Bereavement and the Holidays: How to Celebrate When you Don’t Feel Like Celebrating

Often times, we are reminded of our loved ones during the holidays. It is during holidays that, no matter how much we feel we have healed that our bereavement hits the hardest. I remember when my mother passed away; December 21.

Our family was not only sharing in our bereavement but also facing the holidays within days. The adults were in a quandary – grieve or continue with life as we knew it for the sake of our children. I believed that our mom would have wanted us to have Christmas as we had planned, and everyone agreed. She wouldn’t let a little thing like death stop such a joyous time; and so, we decided that, despite our deep loss, we would celebrate Christmas.

I have to say, I entered into that very first Christmas with a lot of trepidation, as I’m sure all the adults did. Would we be able to have a nice Christmas or would we all be weeping and grieving the death of our mother? I had a beef tenderloin in the freezer – a Christmas tradition in our family and one that was purchased well over a month before the day. It was a favorite of all of ours.
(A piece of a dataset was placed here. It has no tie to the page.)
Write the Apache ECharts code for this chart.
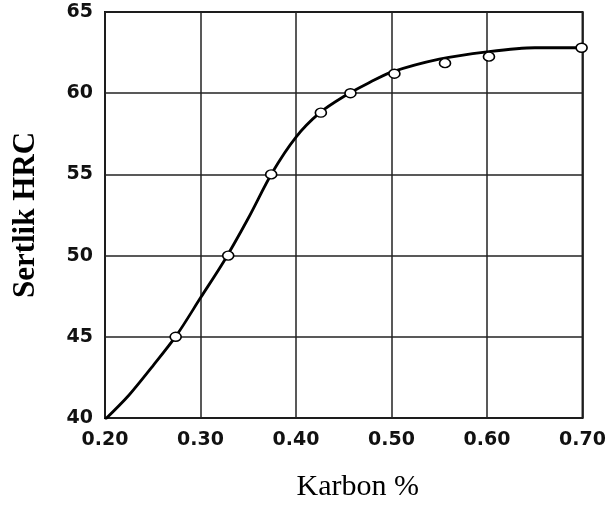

My mother used cook for us during the holiday and her Christmas dinner was always impeccable. I hoped that I could make it just as memorable at my house.

The truth of the matter, it was a beautiful Christmas. We all enjoyed ourselves immensely! I think it was holding true to our family tradition that helped make that very first Christmas so special. Yes, we missed our mother, but we still managed to have a beautiful evening. Of course, our children missed grandma, as they were going through a period of bereavement as well. For me, the most heartfelt moment was when my youngest son passed me a lap tray that he had lovingly purchased for his sick grandma and said, “What should I do with this?” I assured him that it would be used – that we could keep it and just think of grandma while we used it.

The wake was the day after Christmas. My mother loved poinsettias so I asked the florist to make a table arrangement in the shape of a Christmas tree out of 5 pots of poinsettias; one for each grandchild. On the table, we set out pictures of our mom as a tribute to her life.

It was not an easy holiday season; however, we used that time of celebration to not just celebrate the birth of our Savior but the joining of a beautiful soul in heaven with Him. That year, our Christmas was extremely special as we carried out what we believed our mother would have wanted; a joining together of our family and creating more memories to last a lifetime.